**What the exercise asks:** Extract word for word the lines of the listing from its start to the line holding "import pandas as pd", both ends kept; pictures are not part of the copy.

**The records:**

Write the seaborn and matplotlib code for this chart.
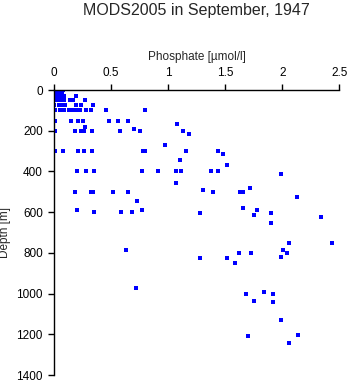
import matplotlib
matplotlib.use("Agg")
import matplotlib.pyplot as plt
import seaborn as sns
import pandas as pd

depth = [0, 0, 0, 0, 0,
         10, 10, 10, 10,
         20, 20, 20,
         30, 30, 30, 30, 30,
         50, 50, 50, 50, 50, 50, 50,
         75, 75, 75, 75, 75, 75, 75,
         100, 100, 100, 100, 100, 100, 100, 100, 100, 100, 100,
         150, 150, 150, 150, 150, 150, 150,
         165, 182, 193,
         200, 200, 200, 200, 200, 200, 200,
         203, 216, 272,
         300, 300, 300, 300, 300, 300, 300, 300, 300,
         312, 344, 370,
         400, 400, 400, 400, 400, 400, 400, 400, 400,
         414, 455, 480, 493, 503,
         500, 500, 500, 500, 500, 500, 500,
         527, 543, 578, 587, 587, 591, 598, 598, 598,
         602, 606, 615, 625, 655, 750, 753, 787, 788,
         802, 802, 802, 822, 827, 827, 851, 970, 994,
         1000, 1000, 1034, 1043, 1130, 1202, 1210, 1241]

phosphate = [0.00, 0.02, 0.04, 0.06, 0.08,
             0.00, 0.03, 0.05, 0.07,
             0.01, 0.04, 0.07,
             0.00, 0.03, 0.06, 0.09, 0.19,
             0.02, 0.05, 0.07, 0.09, 0.14, 0.17, 0.27,
             0.00, 0.04, 0.08, 0.10, 0.19, 0.24, 0.34,
             0.01, 0.05, 0.09, 0.13, 0.16, 0.19, 0.23, 0.28, 0.32, 0.46, 0.80,
             0.01, 0.15, 0.21, 0.25, 0.48, 0.56, 0.65,
             1.08, 0.27, 0.70,
             0.01, 0.18, 0.24, 0.26, 0.33, 0.58, 0.75,
             1.13, 1.18, 0.97,
             0.01, 0.08, 0.21, 0.26, 0.33, 0.78, 0.80, 1.16, 1.44,
             1.48, 1.10, 1.52,
             0.20, 0.28, 0.35, 0.77, 0.91, 1.07, 1.11, 1.38, 1.44,
             1.99, 1.07, 1.72, 1.31, 1.39,
             0.18, 0.32, 0.34, 0.52, 0.65, 1.63, 1.66,
             2.13, 0.73, 1.66, 0.20, 0.77, 1.78, 0.35, 0.59, 0.68,
             1.90, 1.28, 1.75, 2.34, 1.90, 2.06, 2.44, 0.63, 2.01,
             1.62, 1.73, 2.04, 1.99, 1.28, 1.52, 1.59, 0.72, 1.84,
             1.68, 1.92, 1.75, 1.92, 1.99, 2.14, 1.70, 2.06]

xticks = [0, 0.5, 1, 1.5, 2, 2.5]
xticklabels = ["0", "0.5", "1", "1.5", "2", "2.5"]
yticks = [0, 200, 400, 600, 800, 1000, 1200, 1400]

df = pd.DataFrame({"Phosphate": phosphate, "Depth": depth})

sns.set_style("white")
plt.rcParams["font.family"] = ["Liberation Sans", "DejaVu Sans"]

fig = plt.figure(figsize=(3.5, 3.84), dpi=100)
ax = fig.add_axes([0.1543, 0.0234, 0.815, 0.742])

sns.scatterplot(data=df, x="Phosphate", y="Depth", ax=ax, marker="s",
                s=5.5, color="#0000ff", linewidth=0, legend=False)

ax.set_xlim(0, 2.5)
ax.set_ylim(1400, 0)
ax.set_xticks(xticks)
ax.set_xticklabels(xticklabels)
ax.set_yticks(yticks)
ax.xaxis.tick_top()
ax.xaxis.set_label_position("top")
ax.tick_params(axis="both", direction="out", length=4, width=1, colors="black",
               labelsize=8.5, pad=4)
ax.tick_params(axis="x", top=True, bottom=False)
ax.tick_params(axis="y", left=True, right=False)
for side in ["right", "bottom"]:
    ax.spines[side].set_visible(False)
for side in ["left", "top"]:
    ax.spines[side].set_color("black")
    ax.spines[side].set_linewidth(1)

ax.set_xlabel("Phosphate [µmol/l]", fontsize=8.5, labelpad=5)
ax.set_ylabel("Depth [m]", fontsize=8.5, labelpad=4)
fig.text(0.562, 1 - 10 / 384, "MODS2005 in September, 1947", ha="center",
         va="center", fontsize=11.5)

fig.savefig("out.png", dpi=100)
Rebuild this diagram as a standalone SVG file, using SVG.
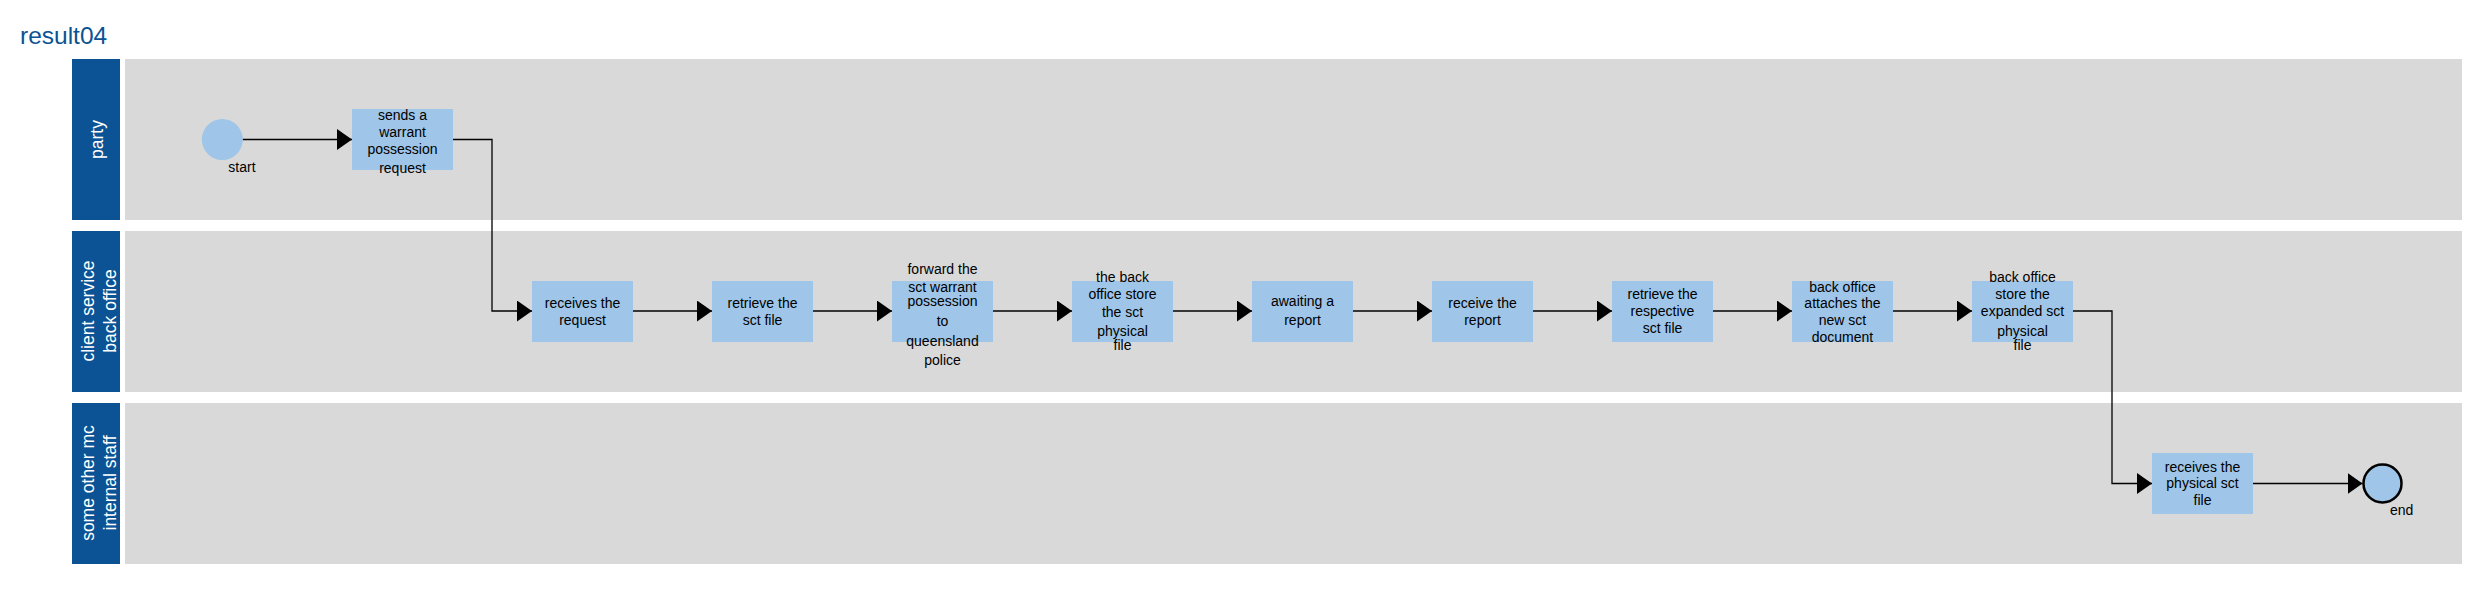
<svg xmlns="http://www.w3.org/2000/svg" width="2479" height="605" viewBox="0 0 2479 605">
<style>
.lab{fill:#0b5394}
.body{fill:#d9d9d9}
.task{fill:#9fc5e8}
.lt{font-family:"Liberation Sans",Arial,sans-serif;font-size:17.5px;fill:#ffffff;text-anchor:middle}
.t{font-family:"Liberation Sans",Arial,sans-serif;font-size:14px;fill:#000000;text-anchor:middle}
.tl{font-family:"Liberation Sans",Arial,sans-serif;font-size:14px;fill:#000000}
.c{fill:none;stroke:#000000;stroke-width:1.3}
</style>
<defs>
<marker id="ah" markerUnits="userSpaceOnUse" markerWidth="15" markerHeight="21" refX="15" refY="10.5" orient="auto">
<path d="M0,0 L15,10.5 L0,21 z" fill="#000000"/>
</marker>
</defs>
<rect width="2479" height="605" fill="#ffffff"/>
<text x="20" y="44" font-family="Liberation Sans,Arial,sans-serif" font-size="24.5" fill="#0b5394">result04</text>

<g id="lane-party">
<rect class="lab" x="72" y="59" width="48" height="161"/>
<rect class="body" x="125" y="59" width="2337" height="161"/>
<text class="lt" transform="translate(103,139.5) rotate(-90)">party</text>
</g>
<g id="lane-client-service">
<rect class="lab" x="72" y="231" width="48" height="161"/>
<rect class="body" x="125" y="231" width="2337" height="161"/>
<text class="lt" transform="translate(93.5,311) rotate(-90)">client service</text>
<text class="lt" transform="translate(116,311) rotate(-90)">back office</text>
</g>
<g id="lane-other-staff">
<rect class="lab" x="72" y="403" width="48" height="161"/>
<rect class="body" x="125" y="403" width="2337" height="161"/>
<text class="lt" transform="translate(93.5,483) rotate(-90)">some other mc</text>
<text class="lt" transform="translate(116,483) rotate(-90)">internal staff</text>
</g>

<g id="connectors">
<path class="c" d="M242.5,139.5 H352" marker-end="url(#ah)"/>
<path class="c" d="M453,139.5 H492 V311 H532" marker-end="url(#ah)"/>
<path class="c" d="M633,311 H712" marker-end="url(#ah)"/>
<path class="c" d="M813,311 H892" marker-end="url(#ah)"/>
<path class="c" d="M993,311 H1072" marker-end="url(#ah)"/>
<path class="c" d="M1173,311 H1252" marker-end="url(#ah)"/>
<path class="c" d="M1353,311 H1432" marker-end="url(#ah)"/>
<path class="c" d="M1533,311 H1612" marker-end="url(#ah)"/>
<path class="c" d="M1713,311 H1792" marker-end="url(#ah)"/>
<path class="c" d="M1893,311 H1972" marker-end="url(#ah)"/>
<path class="c" d="M2073,311 H2112 V483.5 H2152" marker-end="url(#ah)"/>
<path class="c" d="M2253,483.5 H2362.5" marker-end="url(#ah)"/>
</g>

<g id="start">
<circle cx="222.3" cy="139.5" r="20.5" fill="#9fc5e8"/>
<text class="tl" x="228.3" y="171.7">start</text>
</g>
<g id="t-sends">
<rect class="task" x="352" y="109" width="101" height="61"/>
<text class="t" x="402.5" y="120">sends a</text>
<text class="t" x="402.5" y="136.7">warrant</text>
<text class="t" x="402.5" y="154.3">possession</text>
<text class="t" x="402.5" y="173.3">request</text>
</g>
<g id="t-receives">
<rect class="task" x="532" y="281" width="101" height="61"/>
<text class="t" x="582.5" y="308.3">receives the</text>
<text class="t" x="582.5" y="325">request</text>
</g>
<g id="t-retrieve">
<rect class="task" x="712" y="281" width="101" height="61"/>
<text class="t" x="762.5" y="308.3">retrieve the</text>
<text class="t" x="762.5" y="325">sct file</text>
</g>
<g id="t-forward">
<rect class="task" x="892" y="281" width="101" height="61"/>
<text class="t" x="942.5" y="274">forward the</text>
<text class="t" x="942.5" y="291.7">sct warrant</text>
<text class="t" x="942.5" y="305.5">possession</text>
<text class="t" x="942.5" y="325.7">to</text>
<text class="t" x="942.5" y="345.7">queensland</text>
<text class="t" x="942.5" y="365">police</text>
</g>
<g id="t-store">
<rect class="task" x="1072" y="281" width="101" height="61"/>
<text class="t" x="1122.5" y="282.3">the back</text>
<text class="t" x="1122.5" y="299">office store</text>
<text class="t" x="1122.5" y="316.7">the sct</text>
<text class="t" x="1122.5" y="336">physical</text>
<text class="t" x="1122.5" y="350">file</text>
</g>
<g id="t-awaiting">
<rect class="task" x="1252" y="281" width="101" height="61"/>
<text class="t" x="1302.5" y="306">awaiting a</text>
<text class="t" x="1302.5" y="325">report</text>
</g>
<g id="t-receive-report">
<rect class="task" x="1432" y="281" width="101" height="61"/>
<text class="t" x="1482.5" y="308.3">receive the</text>
<text class="t" x="1482.5" y="325">report</text>
</g>
<g id="t-retrieve-respective">
<rect class="task" x="1612" y="281" width="101" height="61"/>
<text class="t" x="1662.5" y="299.3">retrieve the</text>
<text class="t" x="1662.5" y="315.7">respective</text>
<text class="t" x="1662.5" y="333.3">sct file</text>
</g>
<g id="t-attaches">
<rect class="task" x="1792" y="281" width="101" height="61"/>
<text class="t" x="1842.5" y="291.7">back office</text>
<text class="t" x="1842.5" y="308.3">attaches the</text>
<text class="t" x="1842.5" y="325">new sct</text>
<text class="t" x="1842.5" y="341.7">document</text>
</g>
<g id="t-store-expanded">
<rect class="task" x="1972" y="281" width="101" height="61"/>
<text class="t" x="2022.5" y="282.3">back office</text>
<text class="t" x="2022.5" y="299">store the</text>
<text class="t" x="2022.5" y="315.7">expanded sct</text>
<text class="t" x="2022.5" y="336">physical</text>
<text class="t" x="2022.5" y="350">file</text>
</g>
<g id="t-receives-physical">
<rect class="task" x="2152" y="453" width="101" height="61"/>
<text class="t" x="2202.5" y="471.7">receives the</text>
<text class="t" x="2202.5" y="487.7">physical sct</text>
<text class="t" x="2202.5" y="505">file</text>
</g>
<g id="end">
<circle cx="2382.5" cy="483.5" r="19" fill="#9fc5e8" stroke="#000000" stroke-width="2.5"/>
<text class="tl" x="2390" y="515">end</text>
</g>
</svg>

**Output for this task:**
Write the seaborn and matplotlib code for this chart.
import matplotlib
matplotlib.use("Agg")
import matplotlib.pyplot as plt
import seaborn as sns
import pandas as pd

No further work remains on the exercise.